<<<<

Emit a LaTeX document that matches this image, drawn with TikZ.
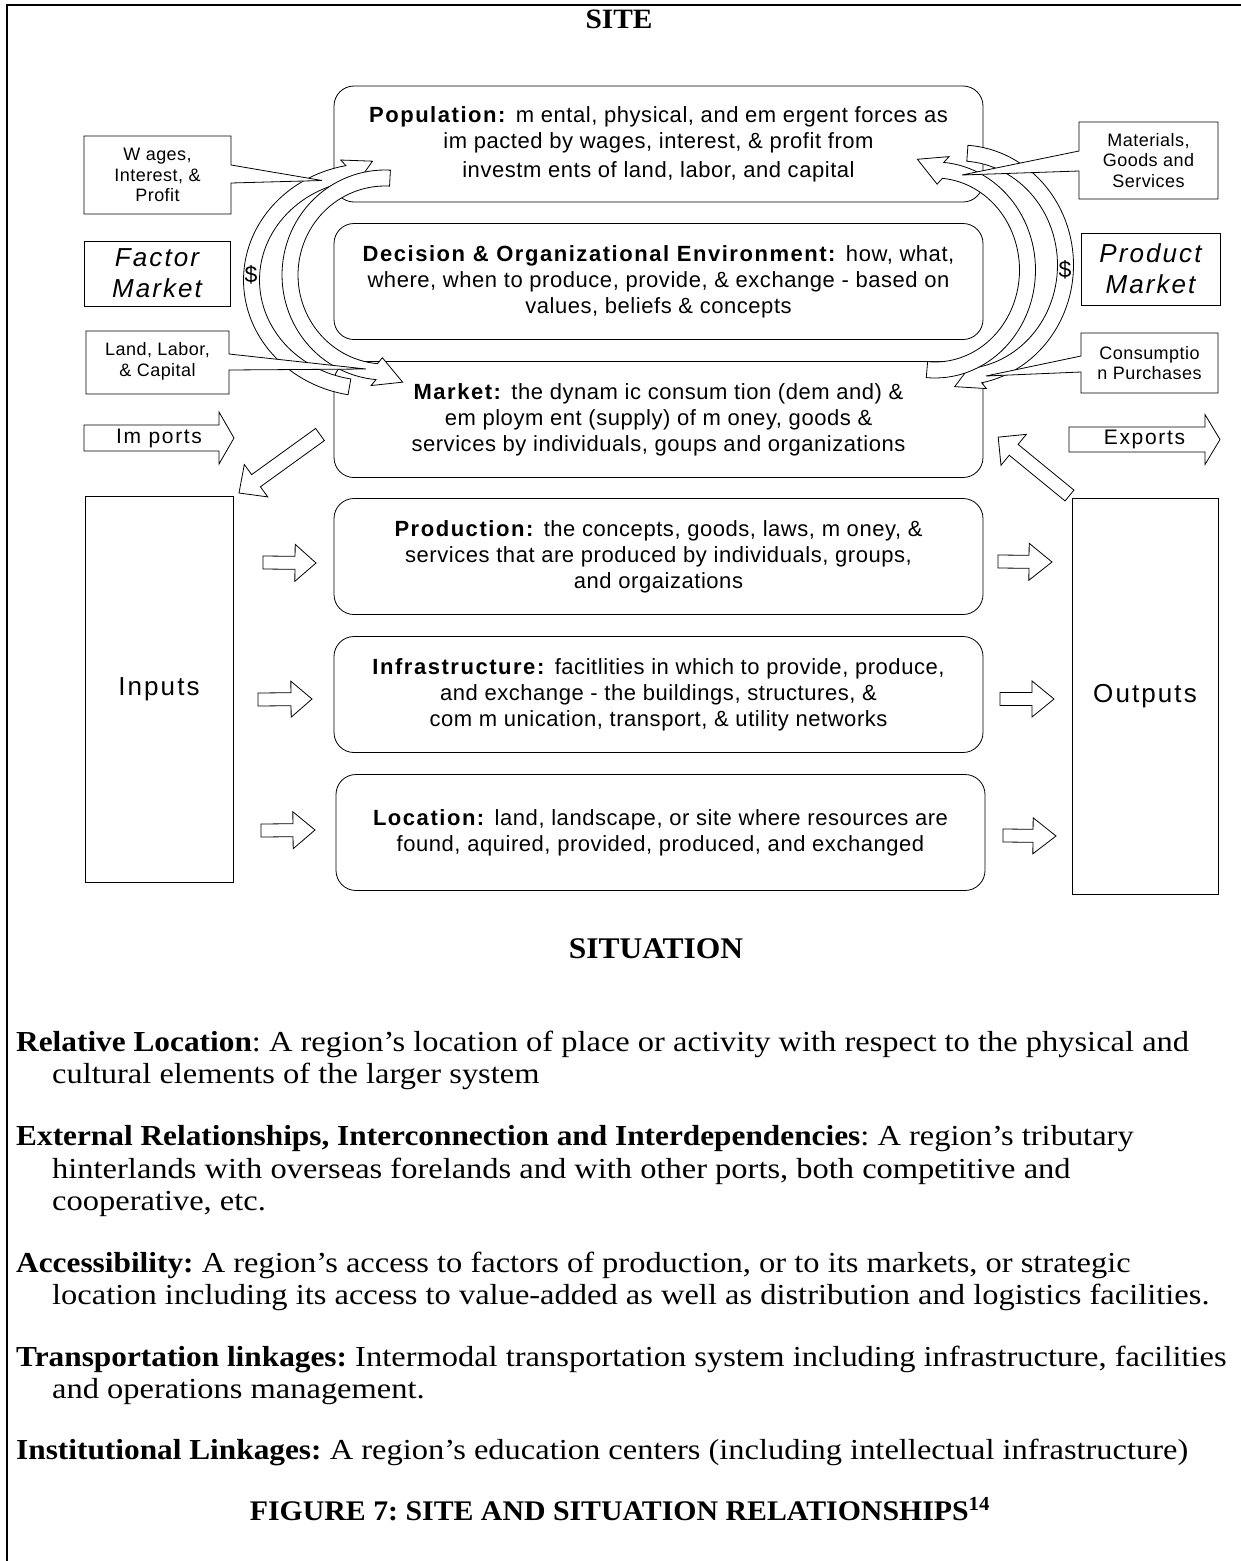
\documentclass[tikz,border=0pt]{standalone}
\usepackage{fontspec}
\setmainfont{Liberation Serif}
\newfontfamily\bodyfont[FakeStretch=1.12,BoldFeatures={FakeStretch=1.08}]{Liberation Serif}
\newfontfamily\titlefont[FakeStretch=1.05]{Liberation Serif}
\newfontfamily\af[LetterSpace=2.5,BoldFeatures={LetterSpace=7}]{Liberation Sans}
\newfontfamily\afw[LetterSpace=8]{Liberation Sans}
\usetikzlibrary{calc}

\tikzset{
  rbox/.style={draw, line width=0.8pt, fill=white, rounded corners=20pt,
    minimum width=649pt, minimum height=116pt, inner sep=0pt, align=center,
    font=\af\fontsize{22}{26}\selectfont},
  plainbox/.style={draw, line width=0.8pt, fill=white, inner sep=0pt, align=center},
  ctext/.style={align=center, inner sep=0pt, font=\af\fontsize{18}{20.5}\selectfont},
  bigital/.style={font=\afw\itshape\fontsize{26}{31}\selectfont},
  blk/.style={draw, line width=0.8pt, fill=white, line join=miter},
  bandshape/.style={draw, line width=0.8pt, fill=white, line join=miter},
  serif/.style={inner sep=0pt, anchor=base west, font=\bodyfont\fontsize{29}{32.5}\selectfont\frenchspacing},
  stitle/.style={inner sep=0pt, anchor=base},
  callout/.style={draw, line width=0.8pt, fill=white, line join=miter},
}

% block arrow: tail x,y ; tip x,y ; shaft half width ; head half width ; head length
\newcommand\blockarrow[7]{%
  \pgfmathsetmacro\bdx{#3-#1}%
  \pgfmathsetmacro\bdy{#4-#2}%
  \pgfmathsetmacro\blen{veclen(\bdx,\bdy)}%
  \pgfmathsetmacro\bang{atan2(-(\bdy),\bdx)}%
  \pgfmathsetmacro\bneck{\blen-#7}%
  \begin{scope}[shift={(#1,#2)},rotate=\bang]
    \filldraw[blk] (0,-#5) -- (\bneck,-#5) -- (\bneck,-#6) -- (\blen,0)
      -- (\bneck,#6) -- (\bneck,#5) -- (0,#5) -- cycle;
  \end{scope}}

% curved band arrow along an ellipse: cx, cy, rx, ry, tail angle, head angle, head tilt
\def\bh{8}\def\hw{15}\def\hl{28}
\newcommand\bandarrow[7]{%
  \pgfmathsetmacro\sg{(#6>#5)?1:-1}%
  \pgfmathsetmacro\Bx{#1+#3*cos(#6)}%
  \pgfmathsetmacro\By{#2+#4*sin(#6)}%
  \pgfmathsetmacro\Tx{(-1)*(\sg)*#3*sin(#6)}%
  \pgfmathsetmacro\Ty{(\sg)*#4*cos(#6)}%
  \pgfmathsetmacro\Tl{veclen(\Tx,\Ty)}%
  \pgfmathsetmacro\Ux{((\Tx)*cos(#7)+(\Ty)*sin(#7))/\Tl}%
  \pgfmathsetmacro\Uy{((-1)*(\Tx)*sin(#7)+(\Ty)*cos(#7))/\Tl}%
  \pgfmathsetmacro\ns{(((-1)*(\Uy))*cos(#6)+(\Ux)*sin(#6))>0?1:-1}%
  \pgfmathsetmacro\Nx{(-1)*(\ns)*(\Uy)}%
  \pgfmathsetmacro\Ny{(\ns)*(\Ux)}%
  \filldraw[bandshape]
    plot[domain=#5:#6,samples=60] ({#1+(#3+\bh)*cos(\x)},{#2+(#4+\bh)*sin(\x)})
    -- ({\Bx+\hw*(\Nx)},{\By+\hw*(\Ny)})
    -- ({\Bx+\hl*(\Ux)},{\By+\hl*(\Uy)})
    -- ({\Bx-\hw*(\Nx)},{\By-\hw*(\Ny)})
    -- plot[domain=#6:#5,samples=60] ({#1+(#3-\bh)*cos(\x)},{#2+(#4-\bh)*sin(\x)})
    -- cycle;}

\begin{document}
\begin{tikzpicture}[x=1pt,y=-1pt]
\useasboundingbox (0,0) rectangle (1241,1561);
\fill[white] (0,0) rectangle (1241,1561);
\draw[line width=2.2pt] (7,1562) -- (7,5) -- (1242,5);

\node[stitle, font=\titlefont\bfseries\fontsize{28}{30}\selectfont] (site) at (619,28) {SITE};

% ---------- central boxes ----------
\node[rbox] (pop) at (658.5,144) {\textbf{Population:} m ental, physical, and em ergent forces as\\ im pacted by wages, interest, \& profit from\\[3pt] investm ents of land, labor, and capital};
\node[rbox] (dec) at (658.5,281.5) {\textbf{Decision \& Organizational Environment:} how, what,\\ where, when to produce, provide, \& exchange - based on\\ values, beliefs \& concepts};
\node[rbox] (mkt) at (658.5,419.5) {\textbf{Market:} the dynam ic consum tion (dem and) \&\\ em ploym ent (supply) of m oney, goods \&\\ services by individuals, goups and organizations};
\node[rbox] (prod) at (658.5,556.5) {\textbf{Production:} the concepts, goods, laws, m oney, \&\\ services that are produced by individuals, groups,\\ and orgaizations};
\node[rbox] (infra) at (658.5,694.5) {\textbf{Infrastructure:} facitlities in which to provide, produce,\\ and exchange - the buildings, structures, \&\\ com m unication, transport, \& utility networks};
\node[rbox] (loc) at (660.5,832.5) {\textbf{Location:} land, landscape, or site where resources are\\ found, aquired, provided, produced, and exchanged};

% ---------- inputs / outputs ----------
\node[plainbox, minimum width=148pt, minimum height=386pt, font=\afw\fontsize{26}{30}\selectfont] (inputs) at (159,689) {Inputs};
\node[plainbox, minimum width=146pt, minimum height=396pt, font=\afw\fontsize{26}{30}\selectfont] (outputs) at (1145,696) {Outputs};

% small block arrows
\blockarrow{263}{562.5}{316}{563}{6.5}{18.5}{21}
\blockarrow{258}{699.5}{312}{699}{6.5}{18}{21}
\blockarrow{261}{830.5}{315}{830}{6.5}{18.5}{22}
\blockarrow{998}{561.5}{1052}{562}{6.5}{18.5}{23}
\blockarrow{1000}{699}{1054}{699}{6.5}{18}{22}
\blockarrow{1003}{835.5}{1056}{836}{6.5}{18}{23}

% market -> inputs, outputs -> market
\blockarrow{320}{434.5}{239}{493}{7.5}{20}{21}
\blockarrow{1069.5}{495.5}{998}{437}{7}{20}{20}

% ---------- curved flows ----------
\bandarrow{370}{280}{118.5}{108.5}{100}{259}{16}
\bandarrow{385}{275}{95}{97}{273}{95}{-17}
\bandarrow{960}{265}{105.5}{112}{-86}{79}{13}
\bandarrow{935}{270}{92.5}{100}{95}{-85}{-18}

\node[inner sep=0pt, font=\af\fontsize{23}{23}\selectfont] (dollarL) at (251,275) {\$};
\node[inner sep=0pt, font=\af\fontsize{23}{23}\selectfont] (dollarR) at (1065,270) {\$};

% ---------- callouts ----------
\filldraw[callout] (84,136) -- (231,136) -- (231,165) -- (322,180.5) -- (231,183) -- (231,214) -- (84,214) -- cycle;
\node[ctext] (wages) at (157.5,175) {W ages,\\Interest, \&\\Profit};

\filldraw[callout] (86,331) -- (229,331) -- (229,354) -- (366,369) -- (229,370) -- (229,394) -- (86,394) -- cycle;
\node[ctext] (land) at (157.5,361.5) {Land, Labor,\\\& Capital};

\filldraw[callout] (1079,122) -- (1218,122) -- (1218,199) -- (1079,199) -- (1079,171) -- (962,175) -- (1079,151) -- cycle;
\node[ctext] (mat) at (1148.5,160.5) {Materials,\\Goods and\\Services};

\filldraw[callout] (1081,333) -- (1218,333) -- (1218,393) -- (1081,393) -- (1081,372) -- (986,376) -- (1081,356) -- cycle;
\node[ctext] (cons) at (1149.5,363) {Consumptio\\n Purchases};

\node[plainbox, bigital, minimum width=146pt, minimum height=65pt] (factor) at (157,273.5) {Factor\\Market};
\node[plainbox, bigital, minimum width=139pt, minimum height=72pt] (product) at (1150.5,269) {Product\\Market};

% imports / exports
\blockarrow{84}{438}{234}{438}{13}{26}{15}
\node[inner sep=0pt, font=\afw\fontsize{21}{24}\selectfont] (imports) at (159,438) {Im ports};
\blockarrow{1069}{439.5}{1220}{439.5}{12.5}{25}{15}
\node[inner sep=0pt, font=\afw\fontsize{21}{24}\selectfont] (exports) at (1144.5,439.5) {Exports};

% ---------- situation ----------
\node[stitle, font=\titlefont\bfseries\fontsize{30}{32}\selectfont] (sit) at (656,958) {SITUATION};
\node[serif] (s1a) at (16,1051) {\textbf{Relative Location}: A region’s location of place or activity with respect to the physical and};
\node[serif] (s1b) at (52,1083) {cultural elements of the larger system};
\node[serif] (s2a) at (16,1145) {\textbf{External Relationships, Interconnection and Interdependencies}: A region’s tributary};
\node[serif] (s2b) at (52,1178) {hinterlands with overseas forelands and with other ports, both competitive and};
\node[serif] (s2c) at (52,1210) {cooperative, etc.};
\node[serif] (s3a) at (16,1272) {\textbf{Accessibility:} A region’s access to factors of production, or to its markets, or strategic};
\node[serif] (s3b) at (52,1304) {location including its access to value-added as well as distribution and logistics facilities.};
\node[serif] (s4a) at (16,1366) {\textbf{Transportation linkages:} Intermodal transportation system including infrastructure, facilities};
\node[serif] (s4b) at (52,1398) {and operations management.};
\node[serif] (s5a) at (16,1459) {\textbf{Institutional Linkages:} A region’s education centers (including intellectual infrastructure)};
\node[stitle, font=\titlefont\bfseries\fontsize{28.4}{30}\selectfont\frenchspacing] (fig) at (620,1520) {FIGURE 7: SITE AND SITUATION RELATIONSHIPS\textsuperscript{14}};
\end{tikzpicture}
\end{document}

>>>>

#### Aim of the task
Give the count of lines holding the word "that", with no other words.

#### Completed exercise
2